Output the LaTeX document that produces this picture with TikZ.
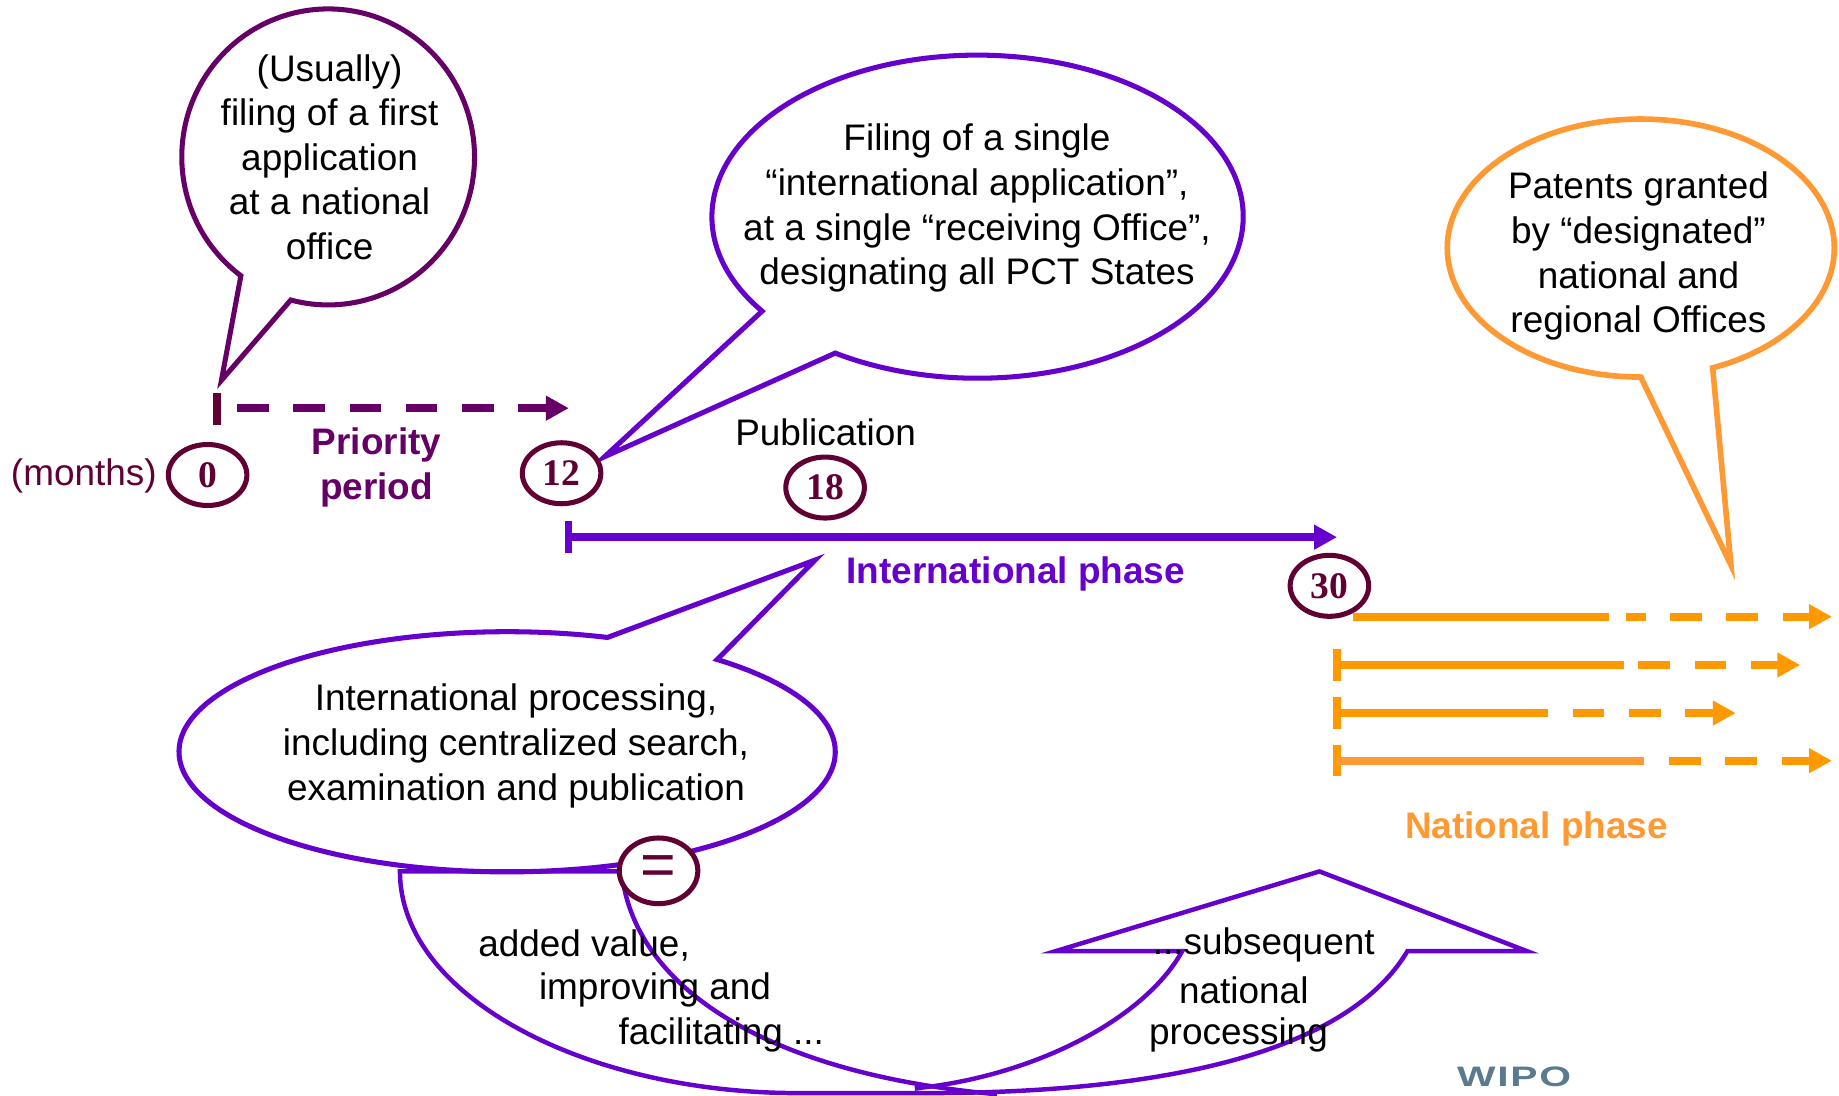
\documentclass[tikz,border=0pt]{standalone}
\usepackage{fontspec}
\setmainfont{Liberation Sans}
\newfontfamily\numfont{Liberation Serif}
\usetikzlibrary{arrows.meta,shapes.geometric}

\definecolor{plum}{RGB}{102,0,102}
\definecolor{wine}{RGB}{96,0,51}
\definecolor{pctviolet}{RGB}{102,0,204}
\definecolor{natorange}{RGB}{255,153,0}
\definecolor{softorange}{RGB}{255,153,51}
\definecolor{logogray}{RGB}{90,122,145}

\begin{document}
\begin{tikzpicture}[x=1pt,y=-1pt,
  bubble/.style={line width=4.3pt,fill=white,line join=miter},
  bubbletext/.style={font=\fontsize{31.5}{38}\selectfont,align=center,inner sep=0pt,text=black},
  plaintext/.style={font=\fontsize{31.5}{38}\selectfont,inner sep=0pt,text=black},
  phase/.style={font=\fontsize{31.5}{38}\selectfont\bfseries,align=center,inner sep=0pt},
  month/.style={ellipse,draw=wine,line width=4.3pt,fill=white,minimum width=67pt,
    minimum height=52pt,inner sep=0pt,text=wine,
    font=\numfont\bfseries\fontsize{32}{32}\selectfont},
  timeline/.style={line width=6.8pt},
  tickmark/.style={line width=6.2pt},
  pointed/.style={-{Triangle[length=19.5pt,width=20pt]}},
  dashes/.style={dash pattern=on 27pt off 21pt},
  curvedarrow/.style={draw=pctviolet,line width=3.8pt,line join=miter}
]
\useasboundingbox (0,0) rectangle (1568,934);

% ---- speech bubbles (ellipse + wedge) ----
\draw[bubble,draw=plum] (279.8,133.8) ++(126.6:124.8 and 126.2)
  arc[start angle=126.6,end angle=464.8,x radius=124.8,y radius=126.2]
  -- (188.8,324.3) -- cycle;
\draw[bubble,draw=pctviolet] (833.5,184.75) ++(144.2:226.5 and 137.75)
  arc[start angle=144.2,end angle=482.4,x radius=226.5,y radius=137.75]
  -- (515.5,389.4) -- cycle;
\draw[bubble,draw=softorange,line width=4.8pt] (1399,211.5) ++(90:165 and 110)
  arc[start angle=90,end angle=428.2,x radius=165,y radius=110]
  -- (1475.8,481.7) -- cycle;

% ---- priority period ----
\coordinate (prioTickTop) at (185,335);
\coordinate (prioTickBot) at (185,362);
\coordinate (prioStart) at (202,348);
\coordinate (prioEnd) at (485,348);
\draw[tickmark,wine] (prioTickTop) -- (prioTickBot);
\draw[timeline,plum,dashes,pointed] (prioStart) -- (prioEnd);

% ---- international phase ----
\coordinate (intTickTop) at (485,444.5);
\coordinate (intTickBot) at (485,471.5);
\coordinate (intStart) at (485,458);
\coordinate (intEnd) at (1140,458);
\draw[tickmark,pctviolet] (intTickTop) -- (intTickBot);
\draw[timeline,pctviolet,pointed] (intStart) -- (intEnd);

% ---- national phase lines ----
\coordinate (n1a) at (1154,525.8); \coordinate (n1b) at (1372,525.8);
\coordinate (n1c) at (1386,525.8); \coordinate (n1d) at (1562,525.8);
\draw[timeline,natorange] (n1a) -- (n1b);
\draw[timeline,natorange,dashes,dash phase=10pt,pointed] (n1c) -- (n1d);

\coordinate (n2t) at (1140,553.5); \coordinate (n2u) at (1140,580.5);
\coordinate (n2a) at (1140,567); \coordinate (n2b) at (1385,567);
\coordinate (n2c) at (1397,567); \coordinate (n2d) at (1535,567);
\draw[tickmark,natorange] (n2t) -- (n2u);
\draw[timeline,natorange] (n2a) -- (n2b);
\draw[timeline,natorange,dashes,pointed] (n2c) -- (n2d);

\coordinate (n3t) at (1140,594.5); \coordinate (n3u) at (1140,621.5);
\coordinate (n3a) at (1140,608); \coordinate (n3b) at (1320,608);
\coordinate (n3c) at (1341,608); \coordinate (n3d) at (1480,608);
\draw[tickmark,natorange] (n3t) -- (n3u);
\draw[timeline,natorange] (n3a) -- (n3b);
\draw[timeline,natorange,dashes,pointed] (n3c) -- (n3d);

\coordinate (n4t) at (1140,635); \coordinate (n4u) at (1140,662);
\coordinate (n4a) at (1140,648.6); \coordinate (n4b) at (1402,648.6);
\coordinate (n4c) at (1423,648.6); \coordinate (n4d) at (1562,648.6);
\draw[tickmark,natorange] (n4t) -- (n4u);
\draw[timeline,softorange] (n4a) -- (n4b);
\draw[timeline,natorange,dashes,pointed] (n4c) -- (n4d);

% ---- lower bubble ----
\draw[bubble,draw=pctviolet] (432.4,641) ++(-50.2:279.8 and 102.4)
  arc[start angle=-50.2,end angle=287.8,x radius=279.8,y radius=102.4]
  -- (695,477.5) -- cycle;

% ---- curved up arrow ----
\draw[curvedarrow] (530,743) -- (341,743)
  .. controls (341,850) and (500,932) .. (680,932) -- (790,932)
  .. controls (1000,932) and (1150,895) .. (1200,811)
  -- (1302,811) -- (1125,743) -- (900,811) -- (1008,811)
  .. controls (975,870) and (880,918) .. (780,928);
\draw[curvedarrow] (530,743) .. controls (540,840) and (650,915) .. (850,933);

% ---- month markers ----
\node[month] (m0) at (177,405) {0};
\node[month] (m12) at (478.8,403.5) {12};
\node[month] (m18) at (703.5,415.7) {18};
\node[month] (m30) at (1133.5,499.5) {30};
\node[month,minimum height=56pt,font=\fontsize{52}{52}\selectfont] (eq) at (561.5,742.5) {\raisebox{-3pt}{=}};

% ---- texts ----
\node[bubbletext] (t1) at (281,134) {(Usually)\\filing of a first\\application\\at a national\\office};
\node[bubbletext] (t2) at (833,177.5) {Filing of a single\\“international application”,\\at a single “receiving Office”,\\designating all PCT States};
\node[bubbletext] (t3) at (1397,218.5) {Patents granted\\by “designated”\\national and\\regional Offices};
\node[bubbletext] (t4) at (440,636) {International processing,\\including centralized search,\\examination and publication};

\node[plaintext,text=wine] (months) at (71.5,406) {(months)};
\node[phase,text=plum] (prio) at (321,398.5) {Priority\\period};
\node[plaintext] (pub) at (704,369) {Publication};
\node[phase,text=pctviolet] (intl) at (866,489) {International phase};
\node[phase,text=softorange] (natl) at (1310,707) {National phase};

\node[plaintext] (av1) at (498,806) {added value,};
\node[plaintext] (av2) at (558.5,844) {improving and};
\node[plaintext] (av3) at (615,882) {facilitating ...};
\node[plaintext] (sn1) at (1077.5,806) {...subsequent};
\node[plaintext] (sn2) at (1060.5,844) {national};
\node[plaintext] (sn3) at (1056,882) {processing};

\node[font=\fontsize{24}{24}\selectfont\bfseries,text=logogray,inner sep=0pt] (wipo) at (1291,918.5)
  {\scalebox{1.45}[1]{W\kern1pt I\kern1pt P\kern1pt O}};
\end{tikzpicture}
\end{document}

++++++

**Problem**
Without the pictures, retype the whole of the material above exactly.

**Answer to the problem**
Output the LaTeX document that produces this picture with TikZ.
\documentclass[tikz,border=0pt]{standalone}
\usepackage{fontspec}
\setmainfont{Liberation Sans}
\newfontfamily\numfont{Liberation Serif}
\usetikzlibrary{arrows.meta,shapes.geometric}

\definecolor{plum}{RGB}{102,0,102}
\definecolor{wine}{RGB}{96,0,51}
\definecolor{pctviolet}{RGB}{102,0,204}
\definecolor{natorange}{RGB}{255,153,0}
\definecolor{softorange}{RGB}{255,153,51}
\definecolor{logogray}{RGB}{90,122,145}

\begin{document}
\begin{tikzpicture}[x=1pt,y=-1pt,
  bubble/.style={line width=4.3pt,fill=white,line join=miter},
  bubbletext/.style={font=\fontsize{31.5}{38}\selectfont,align=center,inner sep=0pt,text=black},
  plaintext/.style={font=\fontsize{31.5}{38}\selectfont,inner sep=0pt,text=black},
  phase/.style={font=\fontsize{31.5}{38}\selectfont\bfseries,align=center,inner sep=0pt},
  month/.style={ellipse,draw=wine,line width=4.3pt,fill=white,minimum width=67pt,
    minimum height=52pt,inner sep=0pt,text=wine,
    font=\numfont\bfseries\fontsize{32}{32}\selectfont},
  timeline/.style={line width=6.8pt},
  tickmark/.style={line width=6.2pt},
  pointed/.style={-{Triangle[length=19.5pt,width=20pt]}},
  dashes/.style={dash pattern=on 27pt off 21pt},
  curvedarrow/.style={draw=pctviolet,line width=3.8pt,line join=miter}
]
\useasboundingbox (0,0) rectangle (1568,934);

% ---- speech bubbles (ellipse + wedge) ----
\draw[bubble,draw=plum] (279.8,133.8) ++(126.6:124.8 and 126.2)
  arc[start angle=126.6,end angle=464.8,x radius=124.8,y radius=126.2]
  -- (188.8,324.3) -- cycle;
\draw[bubble,draw=pctviolet] (833.5,184.75) ++(144.2:226.5 and 137.75)
  arc[start angle=144.2,end angle=482.4,x radius=226.5,y radius=137.75]
  -- (515.5,389.4) -- cycle;
\draw[bubble,draw=softorange,line width=4.8pt] (1399,211.5) ++(90:165 and 110)
  arc[start angle=90,end angle=428.2,x radius=165,y radius=110]
  -- (1475.8,481.7) -- cycle;

% ---- priority period ----
\coordinate (prioTickTop) at (185,335);
\coordinate (prioTickBot) at (185,362);
\coordinate (prioStart) at (202,348);
\coordinate (prioEnd) at (485,348);
\draw[tickmark,wine] (prioTickTop) -- (prioTickBot);
\draw[timeline,plum,dashes,pointed] (prioStart) -- (prioEnd);

% ---- international phase ----
\coordinate (intTickTop) at (485,444.5);
\coordinate (intTickBot) at (485,471.5);
\coordinate (intStart) at (485,458);
\coordinate (intEnd) at (1140,458);
\draw[tickmark,pctviolet] (intTickTop) -- (intTickBot);
\draw[timeline,pctviolet,pointed] (intStart) -- (intEnd);

% ---- national phase lines ----
\coordinate (n1a) at (1154,525.8); \coordinate (n1b) at (1372,525.8);
\coordinate (n1c) at (1386,525.8); \coordinate (n1d) at (1562,525.8);
\draw[timeline,natorange] (n1a) -- (n1b);
\draw[timeline,natorange,dashes,dash phase=10pt,pointed] (n1c) -- (n1d);

\coordinate (n2t) at (1140,553.5); \coordinate (n2u) at (1140,580.5);
\coordinate (n2a) at (1140,567); \coordinate (n2b) at (1385,567);
\coordinate (n2c) at (1397,567); \coordinate (n2d) at (1535,567);
\draw[tickmark,natorange] (n2t) -- (n2u);
\draw[timeline,natorange] (n2a) -- (n2b);
\draw[timeline,natorange,dashes,pointed] (n2c) -- (n2d);

\coordinate (n3t) at (1140,594.5); \coordinate (n3u) at (1140,621.5);
\coordinate (n3a) at (1140,608); \coordinate (n3b) at (1320,608);
\coordinate (n3c) at (1341,608); \coordinate (n3d) at (1480,608);
\draw[tickmark,natorange] (n3t) -- (n3u);
\draw[timeline,natorange] (n3a) -- (n3b);
\draw[timeline,natorange,dashes,pointed] (n3c) -- (n3d);

\coordinate (n4t) at (1140,635); \coordinate (n4u) at (1140,662);
\coordinate (n4a) at (1140,648.6); \coordinate (n4b) at (1402,648.6);
\coordinate (n4c) at (1423,648.6); \coordinate (n4d) at (1562,648.6);
\draw[tickmark,natorange] (n4t) -- (n4u);
\draw[timeline,softorange] (n4a) -- (n4b);
\draw[timeline,natorange,dashes,pointed] (n4c) -- (n4d);

% ---- lower bubble ----
\draw[bubble,draw=pctviolet] (432.4,641) ++(-50.2:279.8 and 102.4)
  arc[start angle=-50.2,end angle=287.8,x radius=279.8,y radius=102.4]
  -- (695,477.5) -- cycle;

% ---- curved up arrow ----
\draw[curvedarrow] (530,743) -- (341,743)
  .. controls (341,850) and (500,932) .. (680,932) -- (790,932)
  .. controls (1000,932) and (1150,895) .. (1200,811)
  -- (1302,811) -- (1125,743) -- (900,811) -- (1008,811)
  .. controls (975,870) and (880,918) .. (780,928);
\draw[curvedarrow] (530,743) .. controls (540,840) and (650,915) .. (850,933);

% ---- month markers ----
\node[month] (m0) at (177,405) {0};
\node[month] (m12) at (478.8,403.5) {12};
\node[month] (m18) at (703.5,415.7) {18};
\node[month] (m30) at (1133.5,499.5) {30};
\node[month,minimum height=56pt,font=\fontsize{52}{52}\selectfont] (eq) at (561.5,742.5) {\raisebox{-3pt}{=}};

% ---- texts ----
\node[bubbletext] (t1) at (281,134) {(Usually)\\filing of a first\\application\\at a national\\office};
\node[bubbletext] (t2) at (833,177.5) {Filing of a single\\“international application”,\\at a single “receiving Office”,\\designating all PCT States};
\node[bubbletext] (t3) at (1397,218.5) {Patents granted\\by “designated”\\national and\\regional Offices};
\node[bubbletext] (t4) at (440,636) {International processing,\\including centralized search,\\examination and publication};

\node[plaintext,text=wine] (months) at (71.5,406) {(months)};
\node[phase,text=plum] (prio) at (321,398.5) {Priority\\period};
\node[plaintext] (pub) at (704,369) {Publication};
\node[phase,text=pctviolet] (intl) at (866,489) {International phase};
\node[phase,text=softorange] (natl) at (1310,707) {National phase};

\node[plaintext] (av1) at (498,806) {added value,};
\node[plaintext] (av2) at (558.5,844) {improving and};
\node[plaintext] (av3) at (615,882) {facilitating ...};
\node[plaintext] (sn1) at (1077.5,806) {...subsequent};
\node[plaintext] (sn2) at (1060.5,844) {national};
\node[plaintext] (sn3) at (1056,882) {processing};

\node[font=\fontsize{24}{24}\selectfont\bfseries,text=logogray,inner sep=0pt] (wipo) at (1291,918.5)
  {\scalebox{1.45}[1]{W\kern1pt I\kern1pt P\kern1pt O}};
\end{tikzpicture}
\end{document}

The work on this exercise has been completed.